Task prompt:
Print out every line, exactly as written.

-------- Given data

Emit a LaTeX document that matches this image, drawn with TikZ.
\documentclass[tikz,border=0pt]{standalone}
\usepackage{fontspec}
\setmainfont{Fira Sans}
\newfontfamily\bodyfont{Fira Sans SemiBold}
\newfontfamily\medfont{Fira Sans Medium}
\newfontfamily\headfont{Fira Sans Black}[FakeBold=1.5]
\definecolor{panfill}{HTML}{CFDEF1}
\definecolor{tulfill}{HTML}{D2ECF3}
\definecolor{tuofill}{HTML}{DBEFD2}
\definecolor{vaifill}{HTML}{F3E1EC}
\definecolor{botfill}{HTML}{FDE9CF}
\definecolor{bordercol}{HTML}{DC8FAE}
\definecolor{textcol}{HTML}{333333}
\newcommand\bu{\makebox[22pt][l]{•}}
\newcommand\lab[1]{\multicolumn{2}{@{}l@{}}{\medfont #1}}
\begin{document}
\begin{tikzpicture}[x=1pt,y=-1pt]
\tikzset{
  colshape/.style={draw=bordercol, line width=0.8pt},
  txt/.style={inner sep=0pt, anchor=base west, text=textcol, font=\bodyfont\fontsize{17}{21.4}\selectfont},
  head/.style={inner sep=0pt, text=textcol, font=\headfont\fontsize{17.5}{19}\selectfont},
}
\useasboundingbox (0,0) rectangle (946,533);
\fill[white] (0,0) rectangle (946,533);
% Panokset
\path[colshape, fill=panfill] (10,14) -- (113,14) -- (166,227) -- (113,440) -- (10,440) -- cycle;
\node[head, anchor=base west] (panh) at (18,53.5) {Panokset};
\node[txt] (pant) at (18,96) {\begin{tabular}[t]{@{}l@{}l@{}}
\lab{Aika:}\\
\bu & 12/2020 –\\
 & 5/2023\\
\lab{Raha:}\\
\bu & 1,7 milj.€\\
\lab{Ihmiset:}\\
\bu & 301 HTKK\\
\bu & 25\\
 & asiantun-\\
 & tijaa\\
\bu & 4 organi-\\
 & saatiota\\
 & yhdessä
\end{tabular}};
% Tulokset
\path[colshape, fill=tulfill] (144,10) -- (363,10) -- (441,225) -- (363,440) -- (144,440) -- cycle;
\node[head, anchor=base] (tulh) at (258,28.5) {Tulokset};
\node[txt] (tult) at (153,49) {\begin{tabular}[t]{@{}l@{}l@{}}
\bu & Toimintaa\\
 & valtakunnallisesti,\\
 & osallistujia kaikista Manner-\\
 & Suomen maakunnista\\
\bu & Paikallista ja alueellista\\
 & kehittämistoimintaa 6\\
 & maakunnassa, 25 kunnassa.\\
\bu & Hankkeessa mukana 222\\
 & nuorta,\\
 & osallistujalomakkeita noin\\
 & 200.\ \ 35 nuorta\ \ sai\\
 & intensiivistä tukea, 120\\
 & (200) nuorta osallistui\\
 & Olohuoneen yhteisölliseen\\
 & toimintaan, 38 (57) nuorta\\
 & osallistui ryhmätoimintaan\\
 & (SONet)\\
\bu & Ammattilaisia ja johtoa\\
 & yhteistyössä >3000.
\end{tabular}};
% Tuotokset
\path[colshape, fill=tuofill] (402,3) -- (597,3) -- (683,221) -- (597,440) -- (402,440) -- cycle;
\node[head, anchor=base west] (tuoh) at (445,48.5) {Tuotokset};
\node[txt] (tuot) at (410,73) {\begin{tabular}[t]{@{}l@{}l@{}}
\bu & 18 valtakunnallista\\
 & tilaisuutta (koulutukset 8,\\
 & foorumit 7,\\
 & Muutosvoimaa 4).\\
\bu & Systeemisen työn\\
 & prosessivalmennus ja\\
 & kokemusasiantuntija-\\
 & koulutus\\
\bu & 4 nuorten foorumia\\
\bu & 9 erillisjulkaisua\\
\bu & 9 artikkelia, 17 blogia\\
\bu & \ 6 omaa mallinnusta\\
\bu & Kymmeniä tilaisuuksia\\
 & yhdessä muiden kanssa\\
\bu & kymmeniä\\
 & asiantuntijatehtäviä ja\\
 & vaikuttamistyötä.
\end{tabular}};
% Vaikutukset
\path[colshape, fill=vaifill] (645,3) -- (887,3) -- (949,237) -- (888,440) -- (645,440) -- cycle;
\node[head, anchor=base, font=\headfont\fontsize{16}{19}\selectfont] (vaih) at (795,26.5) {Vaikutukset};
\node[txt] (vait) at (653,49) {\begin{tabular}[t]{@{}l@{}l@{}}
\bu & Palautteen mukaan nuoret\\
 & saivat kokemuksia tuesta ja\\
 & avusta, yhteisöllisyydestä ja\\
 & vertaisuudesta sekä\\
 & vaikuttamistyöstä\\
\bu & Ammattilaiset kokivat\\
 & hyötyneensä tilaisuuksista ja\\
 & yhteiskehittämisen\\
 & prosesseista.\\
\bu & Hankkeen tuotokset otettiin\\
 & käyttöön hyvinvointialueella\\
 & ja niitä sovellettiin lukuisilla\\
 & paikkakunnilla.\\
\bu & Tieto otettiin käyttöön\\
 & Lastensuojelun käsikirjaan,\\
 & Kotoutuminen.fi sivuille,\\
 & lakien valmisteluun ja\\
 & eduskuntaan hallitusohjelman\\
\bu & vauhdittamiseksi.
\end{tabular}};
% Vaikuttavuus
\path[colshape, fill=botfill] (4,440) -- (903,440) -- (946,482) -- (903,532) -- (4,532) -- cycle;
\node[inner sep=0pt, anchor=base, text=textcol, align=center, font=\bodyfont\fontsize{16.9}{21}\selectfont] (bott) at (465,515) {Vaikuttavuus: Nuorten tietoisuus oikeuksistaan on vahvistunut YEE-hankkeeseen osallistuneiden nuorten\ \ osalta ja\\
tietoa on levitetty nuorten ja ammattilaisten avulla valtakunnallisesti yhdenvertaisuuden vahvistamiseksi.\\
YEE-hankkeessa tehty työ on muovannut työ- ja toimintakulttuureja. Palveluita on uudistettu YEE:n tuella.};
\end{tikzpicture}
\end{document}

----------------

Solved exercise:
Emit a LaTeX document that matches this image, drawn with TikZ.
\documentclass[tikz,border=0pt]{standalone}
\usepackage{fontspec}
\setmainfont{Fira Sans}
\newfontfamily\bodyfont{Fira Sans SemiBold}
\newfontfamily\medfont{Fira Sans Medium}
\newfontfamily\headfont{Fira Sans Black}[FakeBold=1.5]
\definecolor{panfill}{HTML}{CFDEF1}
\definecolor{tulfill}{HTML}{D2ECF3}
\definecolor{tuofill}{HTML}{DBEFD2}
\definecolor{vaifill}{HTML}{F3E1EC}
\definecolor{botfill}{HTML}{FDE9CF}
\definecolor{bordercol}{HTML}{DC8FAE}
\definecolor{textcol}{HTML}{333333}
\newcommand\bu{\makebox[22pt][l]{•}}
\newcommand\lab[1]{\multicolumn{2}{@{}l@{}}{\medfont #1}}
\begin{document}
\begin{tikzpicture}[x=1pt,y=-1pt]
\tikzset{
  colshape/.style={draw=bordercol, line width=0.8pt},
  txt/.style={inner sep=0pt, anchor=base west, text=textcol, font=\bodyfont\fontsize{17}{21.4}\selectfont},
  head/.style={inner sep=0pt, text=textcol, font=\headfont\fontsize{17.5}{19}\selectfont},
}
\useasboundingbox (0,0) rectangle (946,533);
\fill[white] (0,0) rectangle (946,533);
% Panokset
\path[colshape, fill=panfill] (10,14) -- (113,14) -- (166,227) -- (113,440) -- (10,440) -- cycle;
\node[head, anchor=base west] (panh) at (18,53.5) {Panokset};
\node[txt] (pant) at (18,96) {\begin{tabular}[t]{@{}l@{}l@{}}
\lab{Aika:}\\
\bu & 12/2020 –\\
 & 5/2023\\
\lab{Raha:}\\
\bu & 1,7 milj.€\\
\lab{Ihmiset:}\\
\bu & 301 HTKK\\
\bu & 25\\
 & asiantun-\\
 & tijaa\\
\bu & 4 organi-\\
 & saatiota\\
 & yhdessä
\end{tabular}};
% Tulokset
\path[colshape, fill=tulfill] (144,10) -- (363,10) -- (441,225) -- (363,440) -- (144,440) -- cycle;
\node[head, anchor=base] (tulh) at (258,28.5) {Tulokset};
\node[txt] (tult) at (153,49) {\begin{tabular}[t]{@{}l@{}l@{}}
\bu & Toimintaa\\
 & valtakunnallisesti,\\
 & osallistujia kaikista Manner-\\
 & Suomen maakunnista\\
\bu & Paikallista ja alueellista\\
 & kehittämistoimintaa 6\\
 & maakunnassa, 25 kunnassa.\\
\bu & Hankkeessa mukana 222\\
 & nuorta,\\
 & osallistujalomakkeita noin\\
 & 200.\ \ 35 nuorta\ \ sai\\
 & intensiivistä tukea, 120\\
 & (200) nuorta osallistui\\
 & Olohuoneen yhteisölliseen\\
 & toimintaan, 38 (57) nuorta\\
 & osallistui ryhmätoimintaan\\
 & (SONet)\\
\bu & Ammattilaisia ja johtoa\\
 & yhteistyössä >3000.
\end{tabular}};
% Tuotokset
\path[colshape, fill=tuofill] (402,3) -- (597,3) -- (683,221) -- (597,440) -- (402,440) -- cycle;
\node[head, anchor=base west] (tuoh) at (445,48.5) {Tuotokset};
\node[txt] (tuot) at (410,73) {\begin{tabular}[t]{@{}l@{}l@{}}
\bu & 18 valtakunnallista\\
 & tilaisuutta (koulutukset 8,\\
 & foorumit 7,\\
 & Muutosvoimaa 4).\\
\bu & Systeemisen työn\\
 & prosessivalmennus ja\\
 & kokemusasiantuntija-\\
 & koulutus\\
\bu & 4 nuorten foorumia\\
\bu & 9 erillisjulkaisua\\
\bu & 9 artikkelia, 17 blogia\\
\bu & \ 6 omaa mallinnusta\\
\bu & Kymmeniä tilaisuuksia\\
 & yhdessä muiden kanssa\\
\bu & kymmeniä\\
 & asiantuntijatehtäviä ja\\
 & vaikuttamistyötä.
\end{tabular}};
% Vaikutukset
\path[colshape, fill=vaifill] (645,3) -- (887,3) -- (949,237) -- (888,440) -- (645,440) -- cycle;
\node[head, anchor=base, font=\headfont\fontsize{16}{19}\selectfont] (vaih) at (795,26.5) {Vaikutukset};
\node[txt] (vait) at (653,49) {\begin{tabular}[t]{@{}l@{}l@{}}
\bu & Palautteen mukaan nuoret\\
 & saivat kokemuksia tuesta ja\\
 & avusta, yhteisöllisyydestä ja\\
 & vertaisuudesta sekä\\
 & vaikuttamistyöstä\\
\bu & Ammattilaiset kokivat\\
 & hyötyneensä tilaisuuksista ja\\
 & yhteiskehittämisen\\
 & prosesseista.\\
\bu & Hankkeen tuotokset otettiin\\
 & käyttöön hyvinvointialueella\\
 & ja niitä sovellettiin lukuisilla\\
 & paikkakunnilla.\\
\bu & Tieto otettiin käyttöön\\
 & Lastensuojelun käsikirjaan,\\
 & Kotoutuminen.fi sivuille,\\
 & lakien valmisteluun ja\\
 & eduskuntaan hallitusohjelman\\
\bu & vauhdittamiseksi.
\end{tabular}};
% Vaikuttavuus
\path[colshape, fill=botfill] (4,440) -- (903,440) -- (946,482) -- (903,532) -- (4,532) -- cycle;
\node[inner sep=0pt, anchor=base, text=textcol, align=center, font=\bodyfont\fontsize{16.9}{21}\selectfont] (bott) at (465,515) {Vaikuttavuus: Nuorten tietoisuus oikeuksistaan on vahvistunut YEE-hankkeeseen osallistuneiden nuorten\ \ osalta ja\\
tietoa on levitetty nuorten ja ammattilaisten avulla valtakunnallisesti yhdenvertaisuuden vahvistamiseksi.\\
YEE-hankkeessa tehty työ on muovannut työ- ja toimintakulttuureja. Palveluita on uudistettu YEE:n tuella.};
\end{tikzpicture}
\end{document}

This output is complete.